Simple, a Portland-based digital banking service, experienced a glitch over the weekend that left around 5 percent of their customers unable to view transactions or an accurate balance in their accounts.
Simple spokeswoman Amy Dunn says an engineering team resolved the issue earlier this morning. But the event raises questions for a company that only offers customers access to their bank accounts digitally.
Simple is a branchless bank—your phone is your transaction hub. It pieces together all the innovations of other mobile money services, like check deposit via smartphone photo and mobile transfers to other users, with typical banking features like a physical debit card and a network of ATMs.
The platform is one that also allows customers to budget and set spending goals, tasks that become more difficult if transactions are hidden.
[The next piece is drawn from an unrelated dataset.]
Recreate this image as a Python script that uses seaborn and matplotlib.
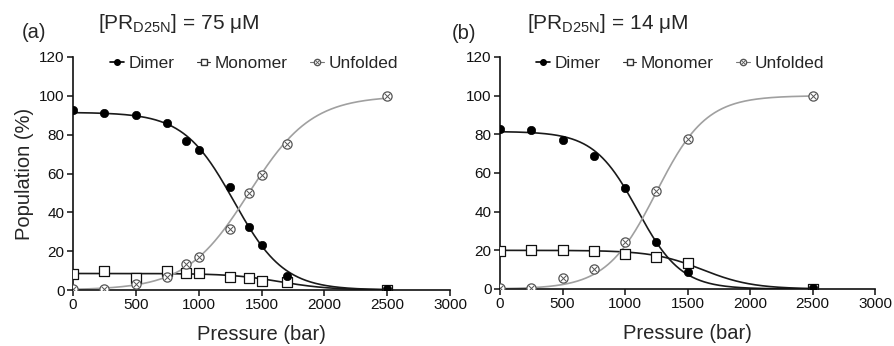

Market Watch first reported on the glitch yesterday. Reporter Kari Paul is a Simple user whose banking capability was affected. Exactly how many other users had issues with Simple over the weekend is unclear, as the company does not report its total number of customers.
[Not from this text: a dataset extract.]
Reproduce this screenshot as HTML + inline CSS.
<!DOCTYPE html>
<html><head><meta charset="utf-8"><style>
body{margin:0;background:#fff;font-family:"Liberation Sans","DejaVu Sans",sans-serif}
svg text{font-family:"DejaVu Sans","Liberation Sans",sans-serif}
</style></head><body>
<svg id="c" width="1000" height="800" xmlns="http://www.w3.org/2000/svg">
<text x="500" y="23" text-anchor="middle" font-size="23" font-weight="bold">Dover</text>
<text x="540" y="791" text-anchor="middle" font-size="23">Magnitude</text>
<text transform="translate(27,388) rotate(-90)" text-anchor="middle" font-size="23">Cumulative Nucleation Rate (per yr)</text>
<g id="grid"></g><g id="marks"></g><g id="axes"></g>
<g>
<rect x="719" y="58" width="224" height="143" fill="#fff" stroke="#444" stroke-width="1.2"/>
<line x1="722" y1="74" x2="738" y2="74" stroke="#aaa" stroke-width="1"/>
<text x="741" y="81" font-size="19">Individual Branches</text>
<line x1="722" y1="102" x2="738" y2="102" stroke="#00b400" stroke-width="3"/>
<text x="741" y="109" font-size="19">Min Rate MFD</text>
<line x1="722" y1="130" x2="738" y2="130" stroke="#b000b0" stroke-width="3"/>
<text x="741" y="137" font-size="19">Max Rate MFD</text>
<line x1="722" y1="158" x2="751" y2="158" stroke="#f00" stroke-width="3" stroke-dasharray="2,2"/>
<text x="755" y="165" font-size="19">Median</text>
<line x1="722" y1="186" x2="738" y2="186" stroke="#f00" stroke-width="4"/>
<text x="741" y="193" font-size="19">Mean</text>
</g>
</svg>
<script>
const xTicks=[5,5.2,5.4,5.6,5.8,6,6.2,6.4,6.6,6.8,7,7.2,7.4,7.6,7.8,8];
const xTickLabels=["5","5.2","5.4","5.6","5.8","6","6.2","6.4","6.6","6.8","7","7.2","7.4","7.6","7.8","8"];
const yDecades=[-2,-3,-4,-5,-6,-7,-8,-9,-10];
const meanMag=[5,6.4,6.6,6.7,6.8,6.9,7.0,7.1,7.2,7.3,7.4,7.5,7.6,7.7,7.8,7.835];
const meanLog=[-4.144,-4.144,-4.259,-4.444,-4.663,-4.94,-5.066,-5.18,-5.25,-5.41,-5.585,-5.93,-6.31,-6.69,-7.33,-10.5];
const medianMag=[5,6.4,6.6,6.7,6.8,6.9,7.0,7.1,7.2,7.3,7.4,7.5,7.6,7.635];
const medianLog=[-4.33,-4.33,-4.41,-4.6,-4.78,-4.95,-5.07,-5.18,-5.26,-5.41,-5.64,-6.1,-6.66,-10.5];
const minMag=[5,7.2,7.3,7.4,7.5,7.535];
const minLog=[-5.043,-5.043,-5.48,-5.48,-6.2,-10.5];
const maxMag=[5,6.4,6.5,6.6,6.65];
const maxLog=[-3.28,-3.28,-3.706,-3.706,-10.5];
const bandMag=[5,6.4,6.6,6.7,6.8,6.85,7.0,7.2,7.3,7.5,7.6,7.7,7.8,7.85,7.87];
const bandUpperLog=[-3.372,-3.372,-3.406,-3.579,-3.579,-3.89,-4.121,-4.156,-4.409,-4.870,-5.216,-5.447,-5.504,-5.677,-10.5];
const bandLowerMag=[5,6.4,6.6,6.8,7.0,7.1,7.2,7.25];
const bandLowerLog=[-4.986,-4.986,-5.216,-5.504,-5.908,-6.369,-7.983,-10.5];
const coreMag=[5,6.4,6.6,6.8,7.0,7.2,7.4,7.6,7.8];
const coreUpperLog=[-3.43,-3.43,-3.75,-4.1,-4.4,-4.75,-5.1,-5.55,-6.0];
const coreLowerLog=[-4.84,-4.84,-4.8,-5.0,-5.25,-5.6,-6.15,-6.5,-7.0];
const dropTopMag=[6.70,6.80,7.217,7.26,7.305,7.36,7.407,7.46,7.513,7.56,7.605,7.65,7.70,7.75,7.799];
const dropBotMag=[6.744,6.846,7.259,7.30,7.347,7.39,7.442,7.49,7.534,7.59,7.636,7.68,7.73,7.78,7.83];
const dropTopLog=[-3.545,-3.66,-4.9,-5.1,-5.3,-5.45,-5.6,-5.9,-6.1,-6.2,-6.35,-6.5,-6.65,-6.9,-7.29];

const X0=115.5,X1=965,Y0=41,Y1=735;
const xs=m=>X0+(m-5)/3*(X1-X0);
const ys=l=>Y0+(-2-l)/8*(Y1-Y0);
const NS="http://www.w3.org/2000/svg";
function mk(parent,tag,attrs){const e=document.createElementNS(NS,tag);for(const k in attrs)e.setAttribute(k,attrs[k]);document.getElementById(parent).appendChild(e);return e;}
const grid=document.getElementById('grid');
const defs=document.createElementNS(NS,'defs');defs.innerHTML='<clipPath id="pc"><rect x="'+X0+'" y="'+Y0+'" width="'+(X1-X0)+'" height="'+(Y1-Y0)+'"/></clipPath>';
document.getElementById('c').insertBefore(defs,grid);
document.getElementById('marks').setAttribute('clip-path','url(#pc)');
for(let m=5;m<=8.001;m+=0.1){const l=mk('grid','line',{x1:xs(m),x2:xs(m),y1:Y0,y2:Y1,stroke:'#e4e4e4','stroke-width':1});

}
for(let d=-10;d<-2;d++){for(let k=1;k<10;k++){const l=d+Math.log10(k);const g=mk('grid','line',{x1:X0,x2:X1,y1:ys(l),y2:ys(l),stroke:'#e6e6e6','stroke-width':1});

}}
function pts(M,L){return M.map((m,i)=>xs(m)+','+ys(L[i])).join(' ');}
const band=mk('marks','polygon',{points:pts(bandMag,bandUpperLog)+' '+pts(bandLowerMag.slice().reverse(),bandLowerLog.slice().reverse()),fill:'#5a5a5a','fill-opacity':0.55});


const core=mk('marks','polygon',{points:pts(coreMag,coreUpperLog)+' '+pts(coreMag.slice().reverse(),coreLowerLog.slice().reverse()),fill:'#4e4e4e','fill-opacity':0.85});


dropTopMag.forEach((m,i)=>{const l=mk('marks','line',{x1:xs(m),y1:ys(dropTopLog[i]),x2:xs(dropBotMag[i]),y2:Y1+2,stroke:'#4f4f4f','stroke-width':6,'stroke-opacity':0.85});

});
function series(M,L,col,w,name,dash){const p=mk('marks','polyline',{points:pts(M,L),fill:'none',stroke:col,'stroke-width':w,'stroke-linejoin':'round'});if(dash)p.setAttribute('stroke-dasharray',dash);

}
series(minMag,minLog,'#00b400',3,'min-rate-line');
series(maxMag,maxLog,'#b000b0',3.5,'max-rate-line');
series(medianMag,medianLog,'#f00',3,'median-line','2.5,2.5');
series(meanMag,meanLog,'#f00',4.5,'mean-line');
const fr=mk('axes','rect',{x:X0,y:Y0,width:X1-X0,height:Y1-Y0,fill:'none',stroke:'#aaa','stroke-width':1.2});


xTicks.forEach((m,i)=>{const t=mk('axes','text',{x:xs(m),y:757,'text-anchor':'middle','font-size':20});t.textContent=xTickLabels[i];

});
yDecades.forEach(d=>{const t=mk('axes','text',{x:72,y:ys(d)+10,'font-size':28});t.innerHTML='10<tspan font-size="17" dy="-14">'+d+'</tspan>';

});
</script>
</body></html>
"I love the digital bank, with its clean design and great user experience," Paul wrote in the article. "But for three days, I have not been able to access my account's accurate balance or recent activity."
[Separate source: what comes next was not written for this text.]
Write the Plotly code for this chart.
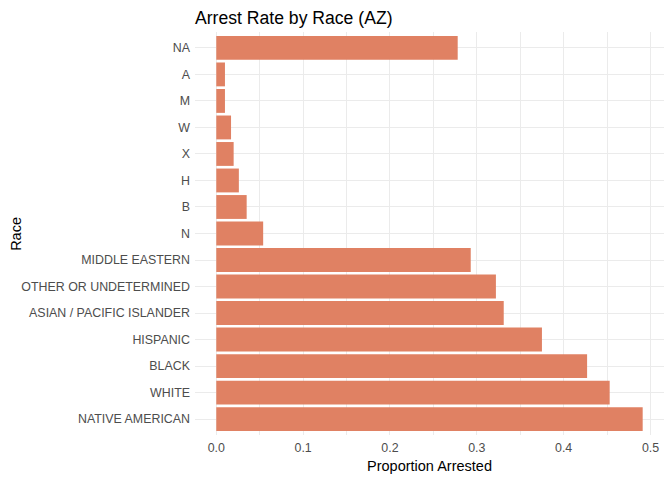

For disenchanted customers, like Paul, this weekend's functionality issue led to banking regrets.
"In November, I ditched Wells Fargo for Simple," she wrote, "and I haven't looked back. Until now."
Dunn says that the issue was the result of maintenance on a back-end service, something that happens often for tech companies and that engineering teams work quickly to resolve.
Large banks, as Dunn points out, don't have to account for technology issues like a mobile-only company does. That doesn't mean problems don't arise. Bank of America experienced an entire week of website disruptions in 2011, which led to some customers being reimbursed for lost money, Market Watch reported.
Bugs and glitches are an inevitable product of technologically based services. But Dunn says Simple works quickly resolve tech problems and provides access to customer support services.
"Large banks are less visible," Dunn says. "As a tech company the reason we exist is clarity."